Es madrugada de algún verano cualquiera. Después de disfrutar de un concierto, un grupo de amigos merodeamos por La Habana. Y cuando cierran todos los lugares y la mayoría duerme ¿a dónde recala la gente con ganas de seguir compartiendo? En el Malecón, quizá, el lugar de encuentro más popular de Cuba.
Es impresionante que esta construcción (tiene 8 kilómetros de largo), ejecutada en tres etapas (entre 1902 y 1958) exclusivamente como una muralla de contención para el embravecido mar, sea escenario de muchas de las vidas no solo de La Habana sino de la Isla toda.

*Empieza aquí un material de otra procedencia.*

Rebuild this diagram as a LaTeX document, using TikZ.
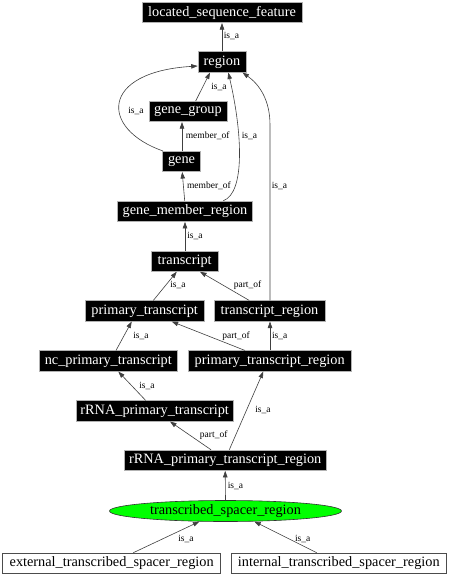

Abres la ventana y miras afuera,
la ciudad te espera en algún lugar.
Sales a la calle y te vas al muro
donde siempre hay alguien,
donde empieza el mar.
Así define en su canción Muro, el trovador Carlos Varela. La escribió en los duros noventas, quizás la época donde más ha estado concurrido El Malecón. En aquel tiempo era frecuente que la ciudad se volviera un agujero negro por los apagones. A la sazón, para ser arropados por la brisa del mar ante el sofocante calor y acompañados muchas veces de algún ron de la bodega, ese muro fue el espacio para matar el tiempo y conversar o quejarse de lo sublime y hasta lo divino.
También fueron esos años cruentos donde desde este muro se echaron a la mar tantos cubanos en busca de nuevas y mejores vidas.
Son tanta historias sucedidas en El sofá de La Habana, como han bautizado popularmente los cubanos a este hilo grueso y largo de concreto, que cómo no amarlo y sentirlo adorable, místico y hasta añorable.